- DATA SHOWN
-- -- --
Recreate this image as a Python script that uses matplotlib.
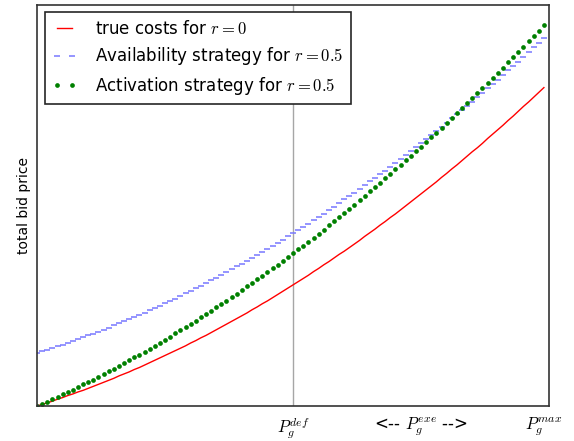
import matplotlib
matplotlib.use("Agg")
import matplotlib.pyplot as plt
import numpy as np

plt.rcParams['mathtext.fontset'] = 'cm'
plt.rcParams['font.family'] = 'DejaVu Sans'

# power steps 0..99 (P = 0 .. P_max)
steps = np.arange(100)

true_costs = [
    0.0, 0.4, 0.8, 1.2, 1.7, 2.1, 2.6, 3.0, 3.5, 3.9,
    4.4, 4.9, 5.4, 5.9, 6.4, 6.9, 7.5, 8.0, 8.5, 9.1,
    9.6, 10.2, 10.8, 11.4, 12.0, 12.6, 13.2, 13.8, 14.4, 15.0,
    15.7, 16.3, 17.0, 17.6, 18.3, 19.0, 19.7, 20.4, 21.1, 21.8,
    22.5, 23.2, 24.0, 24.7, 25.5, 26.2, 27.0, 27.8, 28.6, 29.4,
    30.2, 31.0, 31.8, 32.6, 33.5, 34.3, 35.2, 36.0, 36.9, 37.8,
    38.6, 39.5, 40.4, 41.3, 42.3, 43.2, 44.1, 45.1, 46.0, 47.0,
    47.9, 48.9, 49.9, 50.9, 51.9, 52.9, 53.9, 54.9, 55.9, 57.0,
    58.0, 59.1, 60.1, 61.2, 62.3, 63.4, 64.4, 65.5, 66.7, 67.8,
    68.9, 70.0, 71.2, 72.3, 73.5, 74.7, 75.8, 77.0, 78.2, 79.4,
]

availability = [
    13.2, 13.6, 14.0, 14.4, 14.9, 15.3, 15.7, 16.2, 16.6, 17.1,
    17.6, 18.0, 18.5, 19.0, 19.5, 20.1, 20.6, 21.1, 21.6, 22.2,
    22.7, 23.3, 23.9, 24.5, 25.0, 25.6, 26.2, 26.8, 27.5, 28.1,
    28.7, 29.4, 30.0, 30.7, 31.3, 32.0, 32.7, 33.4, 34.1, 34.8,
    35.5, 36.2, 36.9, 37.7, 38.4, 39.2, 39.9, 40.7, 41.5, 42.3,
    43.1, 43.9, 44.7, 45.5, 46.3, 47.2, 48.0, 48.9, 49.7, 50.6,
    51.5, 52.3, 53.2, 54.1, 55.0, 56.0, 56.9, 57.8, 58.7, 59.7,
    60.6, 61.6, 62.6, 63.5, 64.5, 65.5, 66.5, 67.5, 68.6, 69.6,
    70.6, 71.7, 72.7, 73.8, 74.8, 75.9, 77.0, 78.1, 79.2, 80.3,
    81.4, 82.5, 83.7, 84.8, 85.9, 87.1, 88.3, 89.4, 90.6, 91.8,
]

activation = [
    0.0, 0.6, 1.1, 1.7, 2.3, 2.9, 3.5, 4.1, 4.7, 5.4,
    6.0, 6.6, 7.3, 8.0, 8.6, 9.3, 10.0, 10.7, 11.4, 12.1,
    12.8, 13.5, 14.3, 15.0, 15.8, 16.5, 17.3, 18.1, 18.9, 19.6,
    20.4, 21.2, 22.1, 22.9, 23.7, 24.6, 25.4, 26.3, 27.1, 28.0,
    28.9, 29.8, 30.7, 31.6, 32.5, 33.4, 34.3, 35.2, 36.2, 37.1,
    38.1, 39.1, 40.0, 41.0, 42.0, 43.0, 44.0, 45.1, 46.1, 47.1,
    48.1, 49.2, 50.2, 51.3, 52.4, 53.5, 54.6, 55.6, 56.8, 57.9,
    59.0, 60.1, 61.3, 62.4, 63.6, 64.7, 65.9, 67.1, 68.2, 69.4,
    70.6, 71.9, 73.1, 74.3, 75.5, 76.8, 78.0, 79.3, 80.5, 81.8,
    83.1, 84.4, 85.7, 87.0, 88.3, 89.6, 91.0, 92.3, 93.6, 95.0,
]

tick_pos = [50, 75, 99]
tick_labels = [r'$P_g^{def}$', r'<-- $P_g^{exe}$ -->', r'$P_g^{max}$']

fig = plt.figure(figsize=(5.74, 4.41), dpi=100)
ax = fig.add_axes([0.0645, 0.0794, 0.892, 0.9093])

ax.plot(steps, true_costs, color='red', lw=1, label=r'true costs for $r=0$')
ax.plot(steps, availability, linestyle='none', marker='_', ms=5, mew=1.1,
        color='#7878ff', label=r'Availability strategy for $r=0.5$')
ax.plot(steps, activation, linestyle='none', marker='o', ms=3.4, mew=0,
        color='green', label=r'Activation strategy for $r=0.5$')
ax.axvline(50, color='0.65', lw=1, zorder=0)

ax.set_xlim(0, 100)
ax.set_ylim(0, 100)
ax.set_xticks(tick_pos)
ax.set_xticklabels(tick_labels, fontsize=12)
ax.set_yticks([])
ax.tick_params(axis='x', length=0, pad=7)
ax.set_ylabel('total bid price', fontsize=10, labelpad=4)
for s in ax.spines.values():
    s.set_color('0.2')
    s.set_linewidth(1.2)

leg = ax.legend(loc='upper left', fontsize=12, numpoints=2, fancybox=False,
                framealpha=1, borderpad=0.45, handlelength=1.5,
                handletextpad=1.1, labelspacing=0.45, borderaxespad=0.45)
leg.get_frame().set_edgecolor('0.15')
leg.get_frame().set_linewidth(1.2)

fig.savefig('out.png', dpi=100)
-- -- --
- PROBLEM TO SOLVE
Exactly reproduce the run of lines from the start of the listing through the line with "steps = np.arange(100)", inclusive; pictures are not copied.

- TASK SOLUTION
Recreate this image as a Python script that uses matplotlib.
import matplotlib
matplotlib.use("Agg")
import matplotlib.pyplot as plt
import numpy as np

plt.rcParams['mathtext.fontset'] = 'cm'
plt.rcParams['font.family'] = 'DejaVu Sans'

# power steps 0..99 (P = 0 .. P_max)
steps = np.arange(100)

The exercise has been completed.